Why does the webcast image keep going to inverted mirror image and now black with audio only?!? OK it's back... 2 minutes...
YESSS! Successful launch (9:10 pm EDT), but there was no video of the liftoff itself - the engine exhaust wiped out the ground camera, but they switched immediately to an on-board camera looking down from the second stage interface point. Not much of a view until staging, which was very cool. Then at about T+5 minutes, I lost the webcast feed - Media Player says it "can't find this file." Frustrating - hope everything's OK with the bird and it's just an internet glitch or server overload or something. Everything was nominal up until my LOWS (loss of web signal!).
I guess it wasn't just the webcast - Spaceflight Now reports they lost all telemetry from the second stage shortly after separation. Have to wait and see what happened, but they made it to space if not to orbit (last reported altitude was 161 km at T+4:20, and my last screen capture was T+4:49, though second stage was supposed to burn for about 5 minutes beyond that time - the engine bell was rocking visibly in the last few seconds of video) . That's why they call it a test flight - but it's real progress in any case.

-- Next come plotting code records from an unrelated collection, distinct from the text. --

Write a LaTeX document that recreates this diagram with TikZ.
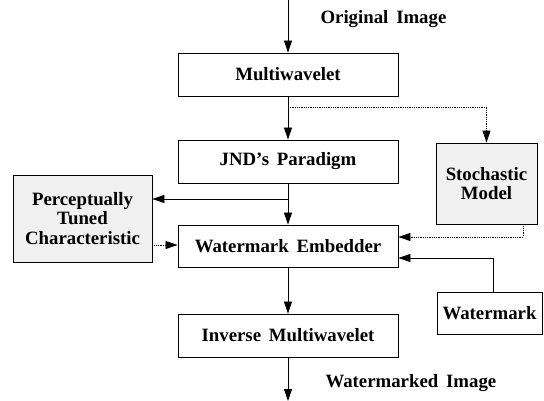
\documentclass[tikz,border=0pt]{standalone}
\usepackage{fontspec}
\setmainfont{Liberation Serif}
\usetikzlibrary{arrows.meta}
\begin{document}
\begin{tikzpicture}[x=1pt,y=-1pt,
  txt/.style={font=\bfseries\fontsize{18.8}{19.5}\selectfont},
  blk/.style={draw,line width=0.9pt,inner sep=0pt,txt},
  grey/.style={blk,fill=black!6},
  tip/.style={-{Triangle[length=12pt,width=8pt]}},
  flow/.style={line width=0.8pt,tip},
  side/.style={line width=0.8pt,densely dotted,tip}]
\useasboundingbox (0,0) rectangle (544,401);
% main chain
\node[blk,minimum width=220pt,minimum height=43pt] (mw) at (288,74.5) {Multiwavelet};
\node[blk,minimum width=220pt,minimum height=43pt] (jnd) at (288,161.5) {JND's\, Paradigm};
\node[blk,minimum width=220pt,minimum height=42pt] (emb) at (288,246) {Watermark\, Embedder};
\node[blk,minimum width=220pt,minimum height=43pt] (imw) at (288,335.5) {Inverse\, Multiwavelet};
% side blocks
\node[grey,minimum width=139pt,minimum height=87pt,align=center] (ptc) at (82.5,218.5) {Perceptually\\Tuned\\Characteristic};
\node[grey,minimum width=101pt,minimum height=81pt,align=center] (sto) at (486.5,183.5) {Stochastic\\Model};
\node[blk,minimum width=105pt,minimum height=42pt] (wm) at (489.5,313) {Watermark};
% labels
\coordinate (in) at (288,0);
\coordinate (out) at (288,401);
\node[txt,anchor=west] (lin) at (317,19) {Original\, Image};
\node[txt,anchor=west] (lout) at (322,383) {Watermarked\, Image};
% connectors
\draw[flow] (in) -- (mw.north);
\draw[flow] (mw.south) -- (jnd.north);
\draw[flow] (jnd.south) -- (emb.north);
\draw[flow] (emb.south) -- (imw.north);
\draw[flow] (imw.south) -- (out);
\coordinate (br1) at (288,107);
\draw[side] (br1) -| (sto.north);
\coordinate (br2) at (288,199);
\draw[flow] (br2) -- (br2 -| ptc.east);
\draw[side] (ptc.east |- 0,245) -- (emb.west |- 0,245);
\draw[side] (sto.south -| 523,0) |- (emb.east |- 0,237);
\draw[flow] (wm.north -| 493,0) |- (emb.east |- 0,258);
\end{tikzpicture}
\end{document}
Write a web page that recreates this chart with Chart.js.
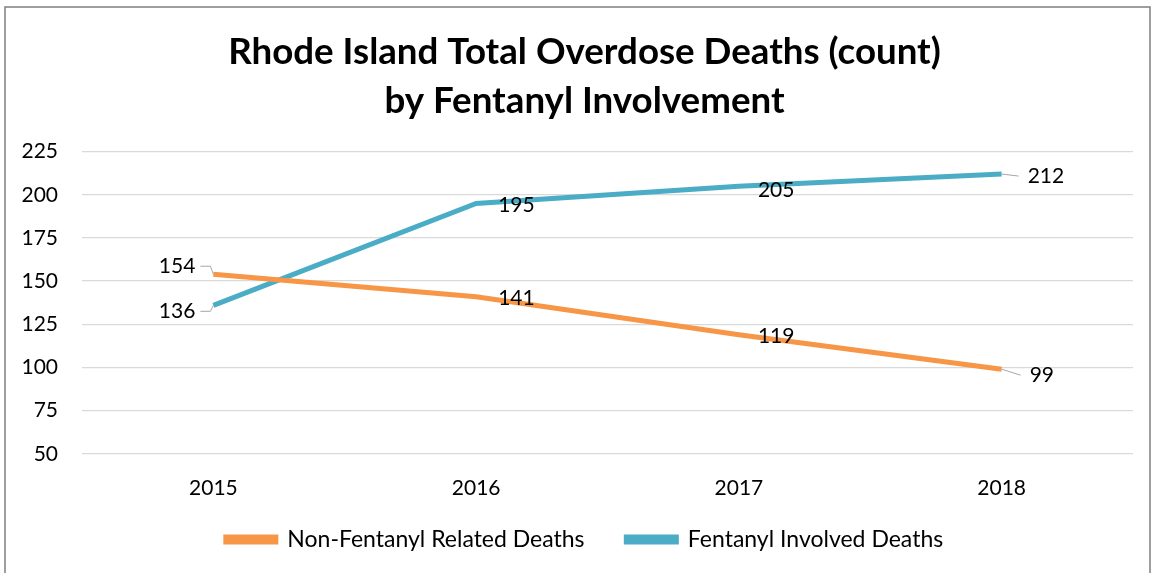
<!DOCTYPE html>
<html>
<head>
<meta charset="utf-8">
<script src="https://cdn.jsdelivr.net/npm/chart.js@4.4.0/dist/chart.umd.min.js"></script>
<style>
  html, body { margin: 0; padding: 0; background: #fff; }
  #wrap { width: 1154px; height: 573px; }
</style>
</head>
<body>
<div id="wrap"><canvas id="myChart" width="1154" height="573"></canvas></div>
<script>
const years = ['2015', '2016', '2017', '2018'];
const nonFentanyl = [154, 141, 119, 99];
const fentanyl = [136, 195, 205, 212];
const yTicks = [50, 75, 100, 125, 150, 175, 200, 225];

// where each value label sits relative to its point (label styling only)
const labelSpots = [
  [{ dx: -18, dy: -8, side: 'left', leader: true }, { dx: 22, dy: 2 }, { dx: 19, dy: 2 }, { dx: 28, dy: 6, leader: true }],
  [{ dx: -18, dy: 6, side: 'left', leader: true }, { dx: 22, dy: 2 }, { dx: 19, dy: 4 }, { dx: 26, dy: 2, leader: true }],
];

const FONT = 'Lato, "Open Sans", sans-serif';

const valueLabels = {
  id: 'valueLabels',
  afterDatasetsDraw(chart) {
    const ctx = chart.ctx;
    ctx.save();
    ctx.font = '21px ' + FONT;
    ctx.textBaseline = 'middle';
    chart.data.datasets.forEach((ds, di) => {
      const meta = chart.getDatasetMeta(di);
      meta.data.forEach((pt, i) => {
        const spot = labelSpots[di][i];
        const text = String(ds.data[i]);
        const w = ctx.measureText(text).width;
        const ty = pt.y + spot.dy;
        let tx;
        if (spot.side === 'left') {
          tx = pt.x + spot.dx - w;
        } else {
          tx = pt.x + spot.dx;
        }
        if (spot.leader) {
          ctx.strokeStyle = '#a6a6a6';
          ctx.lineWidth = 1;
          ctx.beginPath();
          if (spot.side === 'left') {
            ctx.moveTo(tx + w + 5, ty);
            ctx.lineTo(pt.x - 3, ty);
            ctx.lineTo(pt.x, pt.y);
          } else {
            ctx.moveTo(pt.x, pt.y);
            ctx.lineTo(tx - 9, ty);
          }
          ctx.stroke();
        }
        ctx.fillStyle = '#000';
        ctx.textAlign = 'left';
        ctx.fillText(text, tx, ty);
      });
    });
    ctx.restore();
  }
};

// title and legend sit a bit right of the canvas centre in the original
const nudge = {
  id: 'nudge',
  afterLayout(chart) {
    [chart.titleBlock, chart.legend].forEach((b) => {
      if (!b) return;
      b.left += 18;
      b.right += 18;
    });
  }
};

const frame = {
  id: 'frame',
  afterDraw(chart) {
    const ctx = chart.ctx;
    ctx.save();
    ctx.strokeStyle = '#7f7f7f';
    ctx.lineWidth = 1.5;
    ctx.strokeRect(5, 7, chart.width - 9, chart.height);
    ctx.restore();
  }
};

const ctx = document.getElementById('myChart').getContext('2d');
const myChart = new Chart(ctx, {
  type: 'line',
  data: {
    labels: years,
    datasets: [
      {
        label: 'Non-Fentanyl Related Deaths',
        data: nonFentanyl,
        borderColor: '#f79646',
        backgroundColor: '#f79646',
        borderWidth: 5,
        pointRadius: 0,
        tension: 0,
      },
      {
        label: 'Fentanyl Involved Deaths',
        data: fentanyl,
        borderColor: '#4bacc6',
        backgroundColor: '#4bacc6',
        borderWidth: 5,
        pointRadius: 0,
        tension: 0,
      },
    ],
  },
  plugins: [valueLabels, nudge, frame],
  options: {
    responsive: false,
    animation: false,
    layout: { padding: { left: 0, right: 21, top: 28, bottom: 12 } },
    plugins: {
      title: {
        display: true,
        text: ['Rhode Island Total Overdose Deaths (count)', 'by Fentanyl Involvement'],
        color: '#000',
        font: { family: FONT, size: 36.7, weight: 'bold', lineHeight: 1.33 },
        padding: { top: 0, bottom: 26 },
      },
      legend: {
        position: 'bottom',
        labels: {
          color: '#000',
          font: { family: FONT, size: 23 },
          boxWidth: 50,
          boxHeight: 5,
          padding: 13,
          generateLabels(chart) {
            const items = Chart.defaults.plugins.legend.labels.generateLabels(chart);
            // widen the gap after the first entry
            items[0].text = items[0].text + '\u2003\u2002';
            return items;
          },
        },
      },
      tooltip: { enabled: false },
    },
    scales: {
      x: {
        offset: true,
        grid: { display: false },
        border: { display: false },
        ticks: { color: '#000', font: { family: FONT, size: 21 }, padding: 14 },
      },
      y: {
        min: 50,
        max: 225,
        afterBuildTicks(axis) {
          axis.ticks = yTicks.map((v) => ({ value: v }));
        },
        afterFit(axis) {
          axis.width = 82;
        },
        grid: { color: '#d9d9d9', lineWidth: 1.3, drawTicks: false },
        border: { display: false },
        ticks: { color: '#000', font: { family: FONT, size: 21 }, padding: 24 },
      },
    },
  },
});
</script>
</body>
</html>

Spaceflight Now (a blog reporting on a blog!) reports that Elon Musk just announced that there was a "roll-control anomaly" and an early second stage shutdown, and that the rocket may have re-entered the atmosphere before reaching orbit. But he still believes it was a very good day for SpaceX - certainly real progress on the road to lower cost access to space.
P.S. Elon Musk posted a summary of the flight here. Suborbital altitude achieved was said to be 200 miles (320 km).